- _Task material_

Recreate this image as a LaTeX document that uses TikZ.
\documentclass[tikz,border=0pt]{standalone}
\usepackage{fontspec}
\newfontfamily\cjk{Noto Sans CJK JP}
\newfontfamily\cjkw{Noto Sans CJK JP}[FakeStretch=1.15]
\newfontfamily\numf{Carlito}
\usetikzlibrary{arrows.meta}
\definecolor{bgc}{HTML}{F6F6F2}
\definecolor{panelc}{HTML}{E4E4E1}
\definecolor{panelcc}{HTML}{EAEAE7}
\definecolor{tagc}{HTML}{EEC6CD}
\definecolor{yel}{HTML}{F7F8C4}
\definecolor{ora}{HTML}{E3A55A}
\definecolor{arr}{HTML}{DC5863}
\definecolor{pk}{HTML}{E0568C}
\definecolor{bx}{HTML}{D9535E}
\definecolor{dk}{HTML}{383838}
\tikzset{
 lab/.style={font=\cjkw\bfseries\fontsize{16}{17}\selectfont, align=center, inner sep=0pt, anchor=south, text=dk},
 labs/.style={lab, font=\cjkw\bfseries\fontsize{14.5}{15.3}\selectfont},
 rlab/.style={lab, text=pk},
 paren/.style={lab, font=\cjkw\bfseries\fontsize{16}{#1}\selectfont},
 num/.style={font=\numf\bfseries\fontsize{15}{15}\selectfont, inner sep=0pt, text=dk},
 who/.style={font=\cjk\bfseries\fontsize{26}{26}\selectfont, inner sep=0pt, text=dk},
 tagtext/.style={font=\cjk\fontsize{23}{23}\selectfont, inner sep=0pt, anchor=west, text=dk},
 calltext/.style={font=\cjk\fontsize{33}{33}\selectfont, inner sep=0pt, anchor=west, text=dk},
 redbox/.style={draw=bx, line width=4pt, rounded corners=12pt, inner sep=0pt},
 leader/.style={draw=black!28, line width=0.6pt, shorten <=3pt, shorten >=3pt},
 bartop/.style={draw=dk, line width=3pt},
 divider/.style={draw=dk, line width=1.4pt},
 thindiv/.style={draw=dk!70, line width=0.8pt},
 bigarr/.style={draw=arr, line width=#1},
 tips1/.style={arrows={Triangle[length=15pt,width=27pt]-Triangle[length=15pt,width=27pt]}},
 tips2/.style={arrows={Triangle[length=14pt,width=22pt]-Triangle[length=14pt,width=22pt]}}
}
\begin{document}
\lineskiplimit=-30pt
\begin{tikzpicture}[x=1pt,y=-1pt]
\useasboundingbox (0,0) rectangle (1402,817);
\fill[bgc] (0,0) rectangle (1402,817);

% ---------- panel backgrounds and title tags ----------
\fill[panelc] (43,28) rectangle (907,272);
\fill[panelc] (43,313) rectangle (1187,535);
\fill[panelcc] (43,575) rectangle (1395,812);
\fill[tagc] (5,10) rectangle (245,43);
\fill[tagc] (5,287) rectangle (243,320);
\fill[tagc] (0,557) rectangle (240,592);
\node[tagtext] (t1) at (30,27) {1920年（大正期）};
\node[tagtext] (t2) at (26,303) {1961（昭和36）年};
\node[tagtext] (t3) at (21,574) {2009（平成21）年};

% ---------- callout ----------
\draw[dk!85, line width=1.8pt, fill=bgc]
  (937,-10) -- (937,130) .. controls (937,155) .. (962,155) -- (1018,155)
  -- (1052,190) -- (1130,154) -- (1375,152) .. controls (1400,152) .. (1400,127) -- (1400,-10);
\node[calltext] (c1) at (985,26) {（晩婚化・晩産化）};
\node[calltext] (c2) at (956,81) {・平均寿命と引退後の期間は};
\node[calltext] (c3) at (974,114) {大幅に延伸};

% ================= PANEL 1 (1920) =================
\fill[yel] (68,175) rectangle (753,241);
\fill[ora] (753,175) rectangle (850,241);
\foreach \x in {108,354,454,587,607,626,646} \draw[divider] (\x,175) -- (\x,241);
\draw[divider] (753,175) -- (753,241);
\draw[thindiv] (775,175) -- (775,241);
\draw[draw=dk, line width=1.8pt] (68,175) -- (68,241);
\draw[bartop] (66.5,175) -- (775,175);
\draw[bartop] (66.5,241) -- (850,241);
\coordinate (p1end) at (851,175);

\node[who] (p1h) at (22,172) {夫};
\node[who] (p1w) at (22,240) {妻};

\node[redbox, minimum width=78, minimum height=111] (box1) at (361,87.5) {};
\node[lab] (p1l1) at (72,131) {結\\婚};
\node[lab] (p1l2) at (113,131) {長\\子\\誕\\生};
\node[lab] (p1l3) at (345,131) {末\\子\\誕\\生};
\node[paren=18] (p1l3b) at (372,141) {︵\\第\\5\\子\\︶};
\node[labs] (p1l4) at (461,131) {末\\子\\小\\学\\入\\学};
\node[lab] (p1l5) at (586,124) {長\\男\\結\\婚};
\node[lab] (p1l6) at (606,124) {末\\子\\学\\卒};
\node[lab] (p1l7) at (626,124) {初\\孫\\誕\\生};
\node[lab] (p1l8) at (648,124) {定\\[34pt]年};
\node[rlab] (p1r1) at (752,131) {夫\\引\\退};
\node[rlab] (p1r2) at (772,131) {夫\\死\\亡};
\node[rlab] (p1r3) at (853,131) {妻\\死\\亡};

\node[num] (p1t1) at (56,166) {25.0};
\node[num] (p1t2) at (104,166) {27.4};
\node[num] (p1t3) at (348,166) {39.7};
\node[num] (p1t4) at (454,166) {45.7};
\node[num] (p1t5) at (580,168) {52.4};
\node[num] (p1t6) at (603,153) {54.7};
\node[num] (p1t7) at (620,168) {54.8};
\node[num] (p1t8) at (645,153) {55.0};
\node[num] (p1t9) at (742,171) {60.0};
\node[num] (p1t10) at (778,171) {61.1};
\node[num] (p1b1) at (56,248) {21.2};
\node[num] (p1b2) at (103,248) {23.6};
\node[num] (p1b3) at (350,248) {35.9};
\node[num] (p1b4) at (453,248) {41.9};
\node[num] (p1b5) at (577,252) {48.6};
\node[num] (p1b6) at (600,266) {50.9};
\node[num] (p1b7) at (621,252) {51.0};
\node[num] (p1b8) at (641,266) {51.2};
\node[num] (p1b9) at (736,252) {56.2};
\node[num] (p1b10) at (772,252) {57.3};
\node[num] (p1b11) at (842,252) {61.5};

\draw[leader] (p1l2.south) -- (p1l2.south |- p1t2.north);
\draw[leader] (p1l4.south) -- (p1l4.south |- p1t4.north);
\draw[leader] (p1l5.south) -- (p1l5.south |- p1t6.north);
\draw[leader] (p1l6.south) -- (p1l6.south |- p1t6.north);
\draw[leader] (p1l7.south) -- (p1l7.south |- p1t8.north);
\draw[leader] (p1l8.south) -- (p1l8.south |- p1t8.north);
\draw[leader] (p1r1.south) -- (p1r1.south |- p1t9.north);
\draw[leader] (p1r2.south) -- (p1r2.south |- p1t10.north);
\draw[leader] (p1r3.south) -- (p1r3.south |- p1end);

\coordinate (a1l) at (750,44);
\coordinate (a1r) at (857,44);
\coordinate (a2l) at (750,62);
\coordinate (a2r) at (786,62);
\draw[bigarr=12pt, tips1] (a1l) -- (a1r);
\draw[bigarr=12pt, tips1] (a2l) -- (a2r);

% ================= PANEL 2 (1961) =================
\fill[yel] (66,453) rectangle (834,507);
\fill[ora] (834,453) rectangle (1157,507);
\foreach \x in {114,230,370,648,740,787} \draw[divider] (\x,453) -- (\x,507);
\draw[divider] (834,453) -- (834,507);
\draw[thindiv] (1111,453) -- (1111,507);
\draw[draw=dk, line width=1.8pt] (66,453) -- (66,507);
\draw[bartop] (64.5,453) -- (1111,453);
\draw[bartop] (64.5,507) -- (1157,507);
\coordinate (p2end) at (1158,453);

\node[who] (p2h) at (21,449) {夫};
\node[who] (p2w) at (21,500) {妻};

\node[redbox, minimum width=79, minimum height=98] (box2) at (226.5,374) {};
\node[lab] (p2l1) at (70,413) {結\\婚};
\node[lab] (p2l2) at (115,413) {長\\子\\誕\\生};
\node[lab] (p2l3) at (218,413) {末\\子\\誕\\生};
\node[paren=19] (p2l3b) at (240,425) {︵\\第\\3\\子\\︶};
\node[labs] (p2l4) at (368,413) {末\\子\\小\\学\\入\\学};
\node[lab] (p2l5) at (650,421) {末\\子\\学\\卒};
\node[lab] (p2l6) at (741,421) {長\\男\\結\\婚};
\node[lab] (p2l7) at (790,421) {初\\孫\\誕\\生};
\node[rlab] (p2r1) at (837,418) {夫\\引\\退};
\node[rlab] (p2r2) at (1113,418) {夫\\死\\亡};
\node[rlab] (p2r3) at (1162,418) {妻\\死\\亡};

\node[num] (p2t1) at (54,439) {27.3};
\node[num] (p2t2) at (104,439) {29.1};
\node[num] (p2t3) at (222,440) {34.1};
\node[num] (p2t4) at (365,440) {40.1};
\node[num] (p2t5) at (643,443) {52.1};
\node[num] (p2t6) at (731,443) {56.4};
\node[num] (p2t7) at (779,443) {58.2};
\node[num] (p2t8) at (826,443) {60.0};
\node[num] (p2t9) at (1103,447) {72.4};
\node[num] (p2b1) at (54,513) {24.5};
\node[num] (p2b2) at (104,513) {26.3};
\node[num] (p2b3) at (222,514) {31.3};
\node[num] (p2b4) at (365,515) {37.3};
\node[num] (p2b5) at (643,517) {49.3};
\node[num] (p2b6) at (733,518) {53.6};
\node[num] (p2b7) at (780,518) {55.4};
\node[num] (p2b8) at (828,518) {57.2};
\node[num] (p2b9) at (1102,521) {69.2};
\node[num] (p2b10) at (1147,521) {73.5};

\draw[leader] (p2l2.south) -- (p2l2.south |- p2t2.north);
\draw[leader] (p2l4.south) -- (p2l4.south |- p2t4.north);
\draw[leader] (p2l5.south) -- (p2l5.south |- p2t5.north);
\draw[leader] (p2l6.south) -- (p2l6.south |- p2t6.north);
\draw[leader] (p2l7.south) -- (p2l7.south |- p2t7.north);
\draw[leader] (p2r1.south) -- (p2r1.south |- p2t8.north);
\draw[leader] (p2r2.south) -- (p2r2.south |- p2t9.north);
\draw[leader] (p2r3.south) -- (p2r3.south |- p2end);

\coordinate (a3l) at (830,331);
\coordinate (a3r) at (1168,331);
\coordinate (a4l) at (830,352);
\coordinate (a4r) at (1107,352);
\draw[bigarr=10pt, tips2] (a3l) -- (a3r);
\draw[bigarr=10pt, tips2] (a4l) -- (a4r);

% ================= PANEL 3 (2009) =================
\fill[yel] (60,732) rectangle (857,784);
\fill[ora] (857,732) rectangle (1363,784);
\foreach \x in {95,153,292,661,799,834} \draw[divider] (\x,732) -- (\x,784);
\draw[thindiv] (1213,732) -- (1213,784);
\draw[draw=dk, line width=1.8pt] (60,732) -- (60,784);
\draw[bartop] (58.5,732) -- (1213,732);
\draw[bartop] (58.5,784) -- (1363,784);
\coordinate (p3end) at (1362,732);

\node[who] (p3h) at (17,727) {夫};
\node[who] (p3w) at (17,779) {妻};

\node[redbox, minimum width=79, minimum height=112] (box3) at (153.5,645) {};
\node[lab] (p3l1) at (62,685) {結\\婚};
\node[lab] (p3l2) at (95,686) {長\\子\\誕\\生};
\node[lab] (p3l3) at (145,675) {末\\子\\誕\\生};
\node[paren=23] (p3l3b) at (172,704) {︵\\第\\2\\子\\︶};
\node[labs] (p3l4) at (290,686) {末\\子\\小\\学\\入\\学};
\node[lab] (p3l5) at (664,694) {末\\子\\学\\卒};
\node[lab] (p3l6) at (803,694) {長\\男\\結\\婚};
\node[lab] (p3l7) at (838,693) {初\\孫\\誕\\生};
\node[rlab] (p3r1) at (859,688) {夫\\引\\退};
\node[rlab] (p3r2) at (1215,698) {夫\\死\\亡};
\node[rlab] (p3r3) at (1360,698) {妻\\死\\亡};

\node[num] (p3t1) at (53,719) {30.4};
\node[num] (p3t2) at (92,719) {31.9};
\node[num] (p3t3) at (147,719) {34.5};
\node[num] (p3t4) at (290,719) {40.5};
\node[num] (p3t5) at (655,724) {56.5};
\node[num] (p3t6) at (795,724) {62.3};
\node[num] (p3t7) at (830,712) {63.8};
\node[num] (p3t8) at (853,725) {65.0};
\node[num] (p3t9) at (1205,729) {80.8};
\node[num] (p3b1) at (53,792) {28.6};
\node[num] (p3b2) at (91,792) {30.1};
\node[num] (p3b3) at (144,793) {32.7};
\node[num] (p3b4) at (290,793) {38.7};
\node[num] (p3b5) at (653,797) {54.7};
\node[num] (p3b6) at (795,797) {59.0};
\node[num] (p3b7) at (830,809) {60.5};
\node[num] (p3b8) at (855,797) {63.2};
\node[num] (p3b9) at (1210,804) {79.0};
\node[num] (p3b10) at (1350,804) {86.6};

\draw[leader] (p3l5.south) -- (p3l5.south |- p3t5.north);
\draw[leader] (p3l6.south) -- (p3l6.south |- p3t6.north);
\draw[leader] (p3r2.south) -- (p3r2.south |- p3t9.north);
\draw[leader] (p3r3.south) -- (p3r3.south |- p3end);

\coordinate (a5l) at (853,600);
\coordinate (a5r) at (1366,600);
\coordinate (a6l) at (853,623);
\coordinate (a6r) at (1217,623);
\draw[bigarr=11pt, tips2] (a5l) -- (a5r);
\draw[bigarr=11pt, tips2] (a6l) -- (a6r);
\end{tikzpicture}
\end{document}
* * *
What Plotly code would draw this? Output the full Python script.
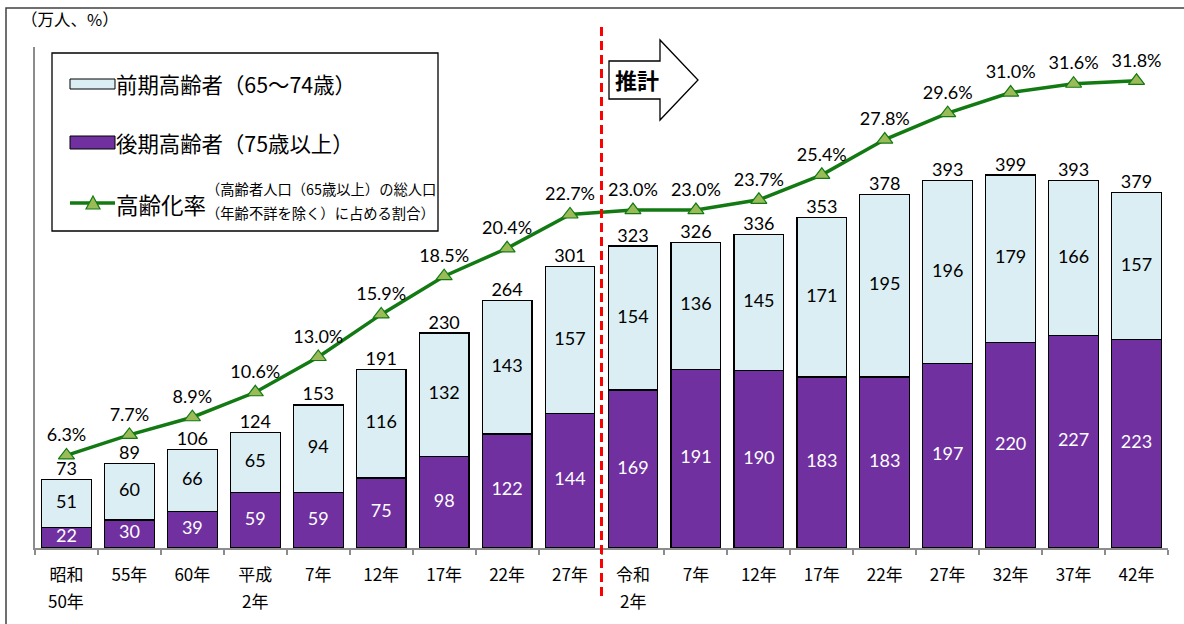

- _What you have to do_
Scan the data above and copy every line with "this" in it.

- _Written response_
Recreate this image as a LaTeX document that uses TikZ.
What Plotly code would draw this? Output the full Python script.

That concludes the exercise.